Tea pickers toil in the sun at Kahawatte Plantations in Ratnapura, in Sri Lanka's central highlands. [Photo provided by Vishwamithra Kadurugamuwa] |
International organizations are behind a push to revitalize degraded land in the central highlands of Sri Lanka
Giri Kadurugamuwa climbs onto a mountain slope by the roadside and breaks off a big chunk from the exposed root of a tea tree. Without little apparent effort on his part the chunk falls off like a piece of dried biscuit.
"It's very brittle," says Kadurugamuwa, director of the Alliance for Sustainable Landscapes Management, an NGO dedicated to promoting the sustenance of biodiversity in managed landscapes.
For the past two years the alliance and an international NGO that specializes in ecologically sensitive farming, Rainforest Alliance, have been working on a land protection project in tea growing areas of central Sri Lanka. The work is supported by the United Nations Environment Program with financial backing from the Global Environment Facility, an independent funding body with a global reach.
They work with tea factories and estates, trying to reach smallholder farmers - tea growers with land less than about 4 hectares. Big tea plantations in Sri Lanka can consist of 15 estates or more, each covering hundreds of hectares.
Knowledge is passed by providing training for trainers. Well-trained staff from big plantation companies are expected to teach the smallholder farmers whose produce later feeds the rollers in the factories that the companies own.
Janaka Gunawardene is the manager of a tea factory in Ratnapura, in the central highlands of Sri Lanka. The factory is part of a very big outfit, Kahawatte Plantations, which means it can always obtain leaves from its own vast area. However, the factory also buys a lot from small-growers to keep its own production lines busy. (Because the small growers lack the wherewithal to process leaves, they are forced to sell the raw material to factories.)

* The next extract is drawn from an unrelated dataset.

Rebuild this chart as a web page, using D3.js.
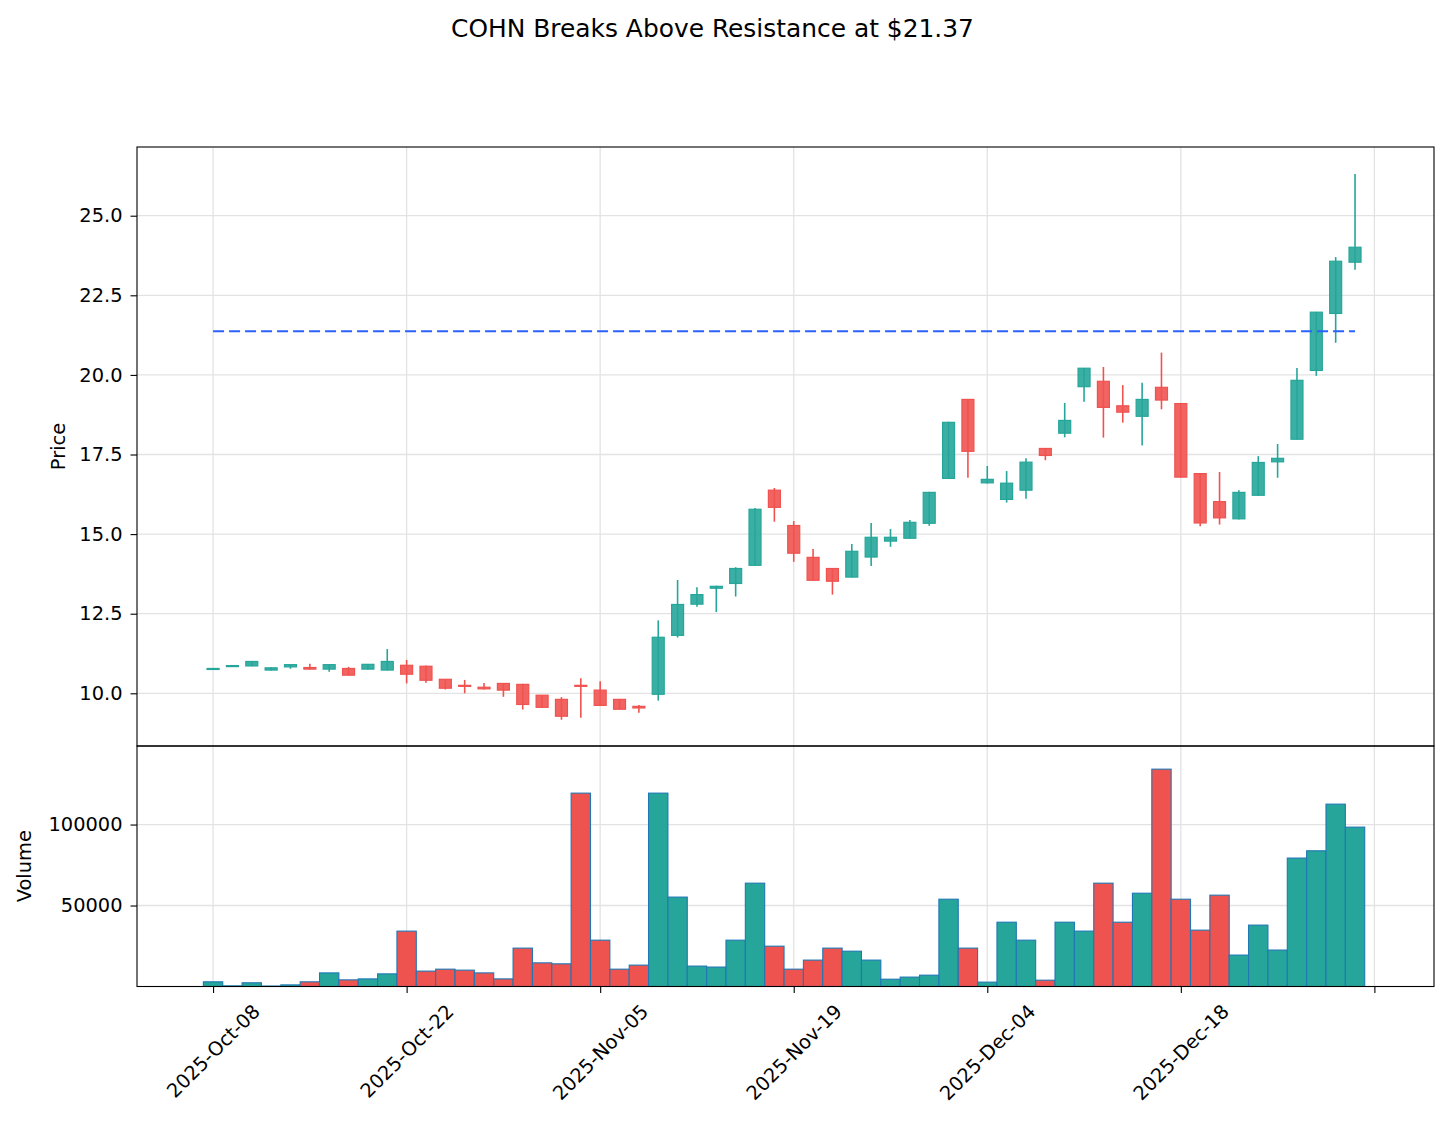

"Our company is the very first regional plantation company to get the Rainforest Certificate for sustainable land use since the commencement of the project in early 2015," says Gunawardene. "Although there are other tea estates in the region that have got the certificate since then, ours is the only one that has included the small growers in the project."
A key aim of the training is to reduce the use of chemical pesticides and herbicides, one of the main causes of land degradation, which in turn leads to the brittleness of tree roots.
"A whole set of problems could arise and have already arisen with the overuse of chemicals for the past 30 years," Kadurugamuwa says. "Chemicals, intended for harmful insects and weeds that may overgrow the tea trees or compete with them for nutrients, inevitably kill everything else, from the good insects to birds and small animals that feed on the insects and grasses. As a result, mites have multiplied, as the curled-up tree leaves clearly indicate.
"Meanwhile, losing its grass cover entirely to chemical herbicide, the land becomes exposed. And big rainfall can wash away many nutrients from the soil. Even worse, after a number of years, many bad insects and noxious weeds will have developed tolerance toward the chemicals, leaving farmers with little choice but to adopt even stronger ones."